Task goal: Skip the pictures, please, and write out exactly the lines from the opening of the data through the line containing "-98.4, -98.6, -98.5]".
— Start —
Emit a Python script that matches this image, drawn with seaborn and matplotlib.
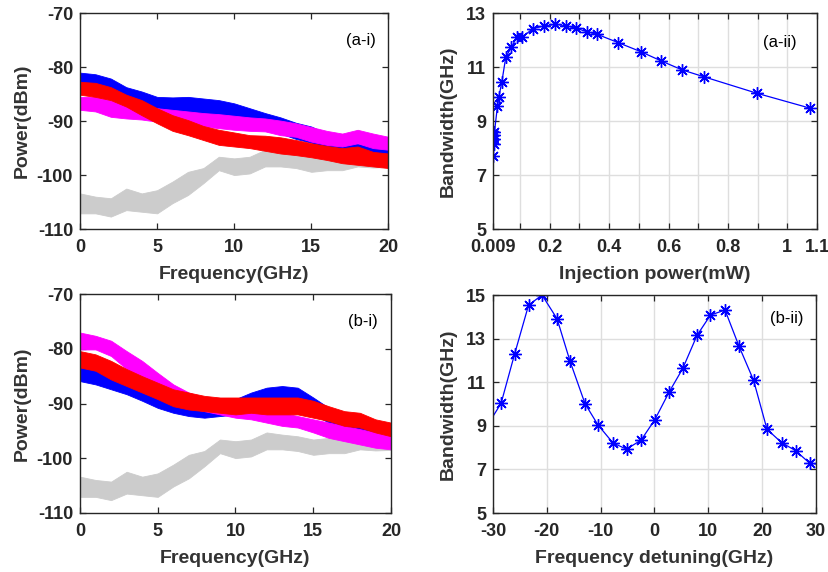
import numpy as np
import pandas as pd
import matplotlib
matplotlib.use("Agg")
import matplotlib.pyplot as plt
import seaborn as sns

# ---------------- data ----------------
freq = [0, 1, 2, 3, 4, 5, 6, 7, 8, 9, 10, 11, 12, 13, 14, 15, 16, 17, 18, 19, 20]

# free-running (gray) reference, same in both spectral panels
gray_hi = [-103.4, -104.0, -104.3, -102.5, -103.4, -102.8, -101.2, -99.4, -98.7, -96.6, -96.9,
           -96.6, -95.3, -95.7, -96.0, -96.6, -96.3, -96.6, -96.0, -96.2, -96.0]
gray_lo = [-107.1, -107.1, -107.7, -106.5, -106.8, -107.1, -105.2, -103.7, -101.5, -99.1, -100.0,
           -99.7, -98.4, -98.4, -98.7, -99.4, -99.1, -99.1, -98.4, -98.6, -98.5]

# (a-i)
a_blue_hi = [-81.0, -81.3, -82.1, -83.7, -84.5, -85.5, -85.6, -85.5, -85.8, -86.1, -86.7,
             -87.6, -88.5, -89.3, -90.3, -91.0, -92.3, -93.4, -94.2, -94.7, -95.3]
a_blue_lo = [-84.0, -84.5, -85.3, -86.8, -87.6, -88.5, -88.6, -88.5, -88.8, -89.2, -89.8,
             -90.7, -91.5, -92.3, -93.3, -94.0, -95.3, -96.4, -97.2, -97.7, -98.2]
a_mag_hi = [-85.5, -85.5, -86.1, -87.0, -87.2, -87.6, -87.9, -88.2, -88.5, -88.7, -89.0,
            -89.3, -89.5, -89.9, -90.4, -91.1, -91.8, -92.3, -91.6, -92.3, -92.9]
a_mag_lo = [-87.9, -88.2, -89.2, -89.5, -89.7, -90.1, -90.4, -90.7, -91.0, -91.3, -91.6,
            -91.8, -91.9, -92.6, -92.9, -93.8, -94.4, -94.7, -94.1, -95.0, -95.3]
a_red_hi = [-82.7, -82.9, -83.7, -85.1, -86.1, -87.6, -88.9, -89.8, -90.9, -91.6, -92.1,
            -92.6, -92.7, -93.0, -93.5, -94.1, -94.6, -95.0, -94.7, -95.7, -96.0]
a_red_lo = [-85.1, -85.5, -86.1, -87.3, -88.9, -90.4, -91.8, -92.6, -93.5, -94.4, -94.7,
            -95.0, -95.5, -96.0, -96.3, -96.7, -97.2, -97.8, -98.1, -98.4, -98.7]

# (b-i)
b_blue_hi = [-83.1, -84.0, -85.0, -85.9, -86.8, -88.0, -88.9, -89.5, -89.8, -89.5, -89.2,
             -88.0, -87.1, -86.8, -87.1, -88.9, -90.8, -92.0, -92.9, -93.5, -94.1]
b_blue_lo = [-85.9, -86.5, -87.4, -88.3, -89.5, -90.8, -91.7, -92.3, -92.6, -92.3, -92.0,
             -91.1, -90.2, -89.8, -90.2, -92.0, -93.5, -94.7, -95.3, -96.0, -96.6]
b_mag_hi = [-77.0, -77.6, -78.5, -80.4, -82.2, -84.4, -86.5, -88.0, -88.9, -89.5, -89.8,
            -90.5, -91.1, -91.7, -92.3, -92.9, -93.5, -94.1, -94.7, -95.3, -95.6]
b_mag_lo = [-80.1, -80.1, -81.3, -83.7, -85.6, -87.4, -89.2, -90.8, -91.4, -92.0, -92.6,
            -92.9, -93.5, -94.1, -94.4, -95.3, -96.3, -96.9, -97.5, -98.1, -98.4]
b_red_hi = [-80.4, -81.0, -82.2, -83.7, -85.0, -86.2, -87.4, -88.0, -88.6, -88.9, -88.9,
            -88.9, -88.9, -88.9, -88.9, -89.5, -90.5, -91.4, -91.7, -92.9, -93.5]
b_red_lo = [-83.4, -84.0, -85.6, -86.8, -88.0, -89.2, -90.5, -91.1, -91.4, -91.7, -92.0,
            -91.7, -92.0, -92.0, -92.0, -92.6, -93.2, -94.1, -94.4, -95.3, -96.0]

# (a-ii) bandwidth vs injection power
inj_power = [0.010, 0.011, 0.012, 0.013, 0.014, 0.024, 0.029, 0.039, 0.052, 0.071, 0.090,
             0.107, 0.143, 0.180, 0.219, 0.255, 0.290, 0.324, 0.360, 0.431, 0.506,
             0.576, 0.646, 0.718, 0.899, 1.077]
bw_power = [7.7, 8.15, 8.35, 8.5, 8.6, 9.56, 9.91, 10.47, 11.37, 11.74, 12.13,
            12.11, 12.43, 12.53, 12.59, 12.54, 12.44, 12.32, 12.22, 11.91, 11.58,
            11.23, 10.90, 10.65, 10.03, 9.48]

# (b-ii) bandwidth vs frequency detuning
detuning = [-31.1, -28.5, -26.0, -23.4, -20.9, -18.1, -15.7, -12.9, -10.5, -7.7, -5.2, -2.5,
            0.06, 2.7, 5.25, 7.9, 10.4, 13.1, 15.7, 18.4, 20.9, 23.6, 26.2, 28.8, 31.4]
bw_detuning = [9.0, 10.03, 12.28, 14.53, 15.0, 13.91, 11.97, 10.01, 9.04, 8.21, 7.93, 8.34,
               9.28, 10.54, 11.63, 13.15, 14.08, 14.31, 12.65, 11.09, 8.84, 8.23, 7.86, 7.29, 7.2]

power_ticks = [0.009, 0.1, 0.2, 0.3, 0.4, 0.5, 0.6, 0.7, 0.8, 0.9, 1.0, 1.1]
power_ticklabels = ['0.009', '', '0.2', '', '0.4', '', '0.6', '', '0.8', '', '1', '1.1']

# ---------------- style ----------------
sns.set_style("ticks")
plt.rcParams['font.family'] = ['Liberation Sans', 'DejaVu Sans']
plt.rcParams['font.weight'] = 'bold'
plt.rcParams['axes.unicode_minus'] = False

BLUE = (0, 0, 1)
RED = (1, 0, 0)
MAG = (1, 0, 1)
GRAY = (0.80, 0.80, 0.80)
SPINE = (0.15, 0.15, 0.15)
LABEL_C = (0.2, 0.2, 0.2)
TICK_FS = 13
LABEL_FS = 14
PANEL_FS = 12

fig = plt.figure(figsize=(8.29, 5.72), dpi=100)
W, H = 829, 572


def axes_px(l, t, r, b):
    return fig.add_axes([l / W, (H - b) / H, (r - l) / W, (b - t) / H])


ax1 = axes_px(80, 13.3, 388.5, 229)
ax2 = axes_px(493, 13.3, 817, 229)
ax3 = axes_px(80, 294.3, 391, 512.7)
ax4 = axes_px(493, 295, 816, 513)


def style_axes(ax, grid=False):
    for s in ax.spines.values():
        s.set_visible(True)
        s.set_color(SPINE)
        s.set_linewidth(1.0)
    ax.tick_params(direction='in', length=4, width=0.9, top=True, right=True,
                   labelsize=TICK_FS, colors=SPINE)
    ax.tick_params(axis='x', pad=7.5)
    ax.tick_params(axis='y', pad=5)
    for lab in ax.get_xticklabels() + ax.get_yticklabels():
        lab.set_fontweight('bold')
        lab.set_color((0.15, 0.15, 0.15))
    if grid:
        ax.grid(True, color=(0.87, 0.87, 0.87), linewidth=1.0)
        ax.set_axisbelow(True)
    else:
        ax.grid(False)


def spectra(ax, blue, mag, red, label):
    ax.fill_between(freq, gray_lo, gray_hi, color=GRAY, linewidth=0.6, edgecolor=GRAY)
    ax.fill_between(freq, blue[1], blue[0], color=BLUE, linewidth=0.6, edgecolor=BLUE)
    ax.fill_between(freq, mag[1], mag[0], color=MAG, linewidth=0.6, edgecolor=MAG)
    ax.fill_between(freq, red[1], red[0], color=RED, linewidth=0.6, edgecolor=RED)
    ax.set_xlim(0, 20)
    ax.set_ylim(-110, -70)
    ax.set_xticks([0, 5, 10, 15, 20])
    ax.set_yticks([-110, -100, -90, -80, -70])
    ax.set_xlabel('Frequency(GHz)', fontsize=LABEL_FS, fontweight='bold', color=LABEL_C, labelpad=7)
    ax.set_ylabel('Power(dBm)', fontsize=LABEL_FS, fontweight='bold', color=LABEL_C, labelpad=4)
    style_axes(ax)
    ax.text(0.91, 0.875, label, transform=ax.transAxes, ha='center', va='center',
            fontsize=PANEL_FS, fontweight='normal', color='black')


spectra(ax1, (a_blue_hi, a_blue_lo), (a_mag_hi, a_mag_lo), (a_red_hi, a_red_lo), '(a-i)')
spectra(ax3, (b_blue_hi, b_blue_lo), (b_mag_hi, b_mag_lo), (b_red_hi, b_red_lo), '(b-i)')

# (a-ii)
df_p = pd.DataFrame({'power': inj_power, 'bw': bw_power})
sns.lineplot(data=df_p, x='power', y='bw', ax=ax2, sort=False, color=BLUE,
             linewidth=0.9, marker=(8, 2, 0), markersize=9, markeredgewidth=1.0,
             markeredgecolor=BLUE)
ax2.set_xlim(0.009, 1.1)
ax2.set_ylim(5, 13)
ax2.set_xticks(power_ticks)
ax2.set_xticklabels(power_ticklabels)
ax2.set_yticks([5, 7, 9, 11, 13])
ax2.set_xlabel('Injection power(mW)', fontsize=LABEL_FS, fontweight='bold', color=LABEL_C, labelpad=7)
ax2.set_ylabel('Bandwidth(GHz)', fontsize=LABEL_FS, fontweight='bold', color=LABEL_C, labelpad=7)
style_axes(ax2, grid=True)
ax2.text(0.886, 0.866, '(a-ii)', transform=ax2.transAxes, ha='center', va='center',
         fontsize=PANEL_FS, fontweight='normal', color='black')

# (b-ii)
df_d = pd.DataFrame({'det': detuning, 'bw': bw_detuning})
sns.lineplot(data=df_d, x='det', y='bw', ax=ax4, sort=False, color=BLUE,
             linewidth=0.9, marker=(8, 2, 0), markersize=9, markeredgewidth=1.0,
             markeredgecolor=BLUE)
ax4.set_xlim(-30, 30)
ax4.set_ylim(5, 15)
ax4.set_xticks([-30, -20, -10, 0, 10, 20, 30])
ax4.set_yticks([5, 7, 9, 11, 13, 15])
ax4.set_xlabel('Frequency detuning(GHz)', fontsize=LABEL_FS, fontweight='bold', color=LABEL_C, labelpad=7)
ax4.set_ylabel('Bandwidth(GHz)', fontsize=LABEL_FS, fontweight='bold', color=LABEL_C, labelpad=7)
style_axes(ax4, grid=True)
ax4.text(0.91, 0.89, '(b-ii)', transform=ax4.transAxes, ha='center', va='center',
         fontsize=PANEL_FS, fontweight='normal', color='black')

for ax in (ax1, ax2, ax3, ax4):
    leg = ax.get_legend()
    if leg is not None:
        leg.remove()

fig.savefig('out.png', dpi=100)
— End —
Reply:
Emit a Python script that matches this image, drawn with seaborn and matplotlib.
import numpy as np
import pandas as pd
import matplotlib
matplotlib.use("Agg")
import matplotlib.pyplot as plt
import seaborn as sns

# ---------------- data ----------------
freq = [0, 1, 2, 3, 4, 5, 6, 7, 8, 9, 10, 11, 12, 13, 14, 15, 16, 17, 18, 19, 20]

# free-running (gray) reference, same in both spectral panels
gray_hi = [-103.4, -104.0, -104.3, -102.5, -103.4, -102.8, -101.2, -99.4, -98.7, -96.6, -96.9,
           -96.6, -95.3, -95.7, -96.0, -96.6, -96.3, -96.6, -96.0, -96.2, -96.0]
gray_lo = [-107.1, -107.1, -107.7, -106.5, -106.8, -107.1, -105.2, -103.7, -101.5, -99.1, -100.0,
           -99.7, -98.4, -98.4, -98.7, -99.4, -99.1, -99.1, -98.4, -98.6, -98.5]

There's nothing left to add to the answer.